Korean Law Demystified!

How Rape is (Still) Determined in South Korea…

Last month, the Seoul Central District Court acquitted a woman of raping her husband. Case number: 2015고합968.

The facts:

Her husband wanted a divorce but she didn’t. So one day, she (and her female friend) ambushed + illegally confined her husband in an officetel room. They used duct tape and cable to tightly bind/tie parts of his body. The husband could not move for a long time. Finally at night, the woman allowed her husband to lie down on the bed (still bound). She then took off his trousers, fondled his genitalia, and then performed oral sex. (Her husband told her stop.) She then climbed on top of him to have sex. Afterwards, the two discussed why they had grown apart…

Why the acquittal:

The court felt the woman did not actually use violence or intimidation as a means to have sex. The husband did say no, but he could have resisted if he had really wanted to.
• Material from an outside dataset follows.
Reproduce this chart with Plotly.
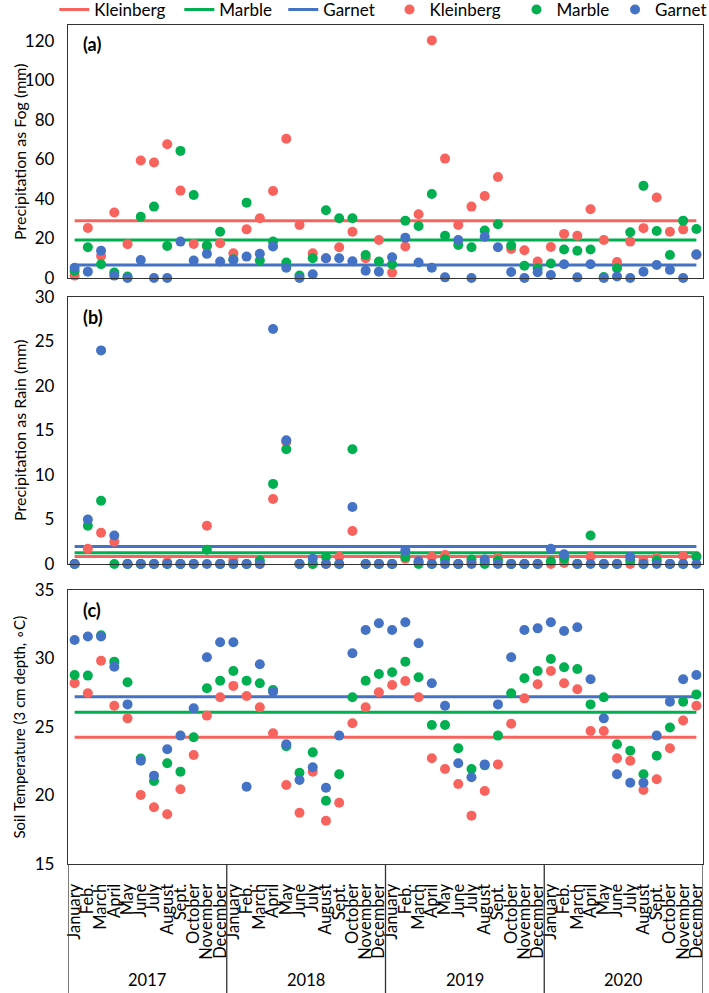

The prosecution failed to prove beyond a reasonable doubt there was a “lack of consent” (meaning there could have been consent).

What’s interesting about this case is that the court did find the woman (and her accomplice) guilty on the counts of illegal confinement and coercion. But not rape. Thanks for reading!

FYI: In Korea, acquittals can be appealed by the prosecution, so they could still be found guilty (of rape) by an appellate court.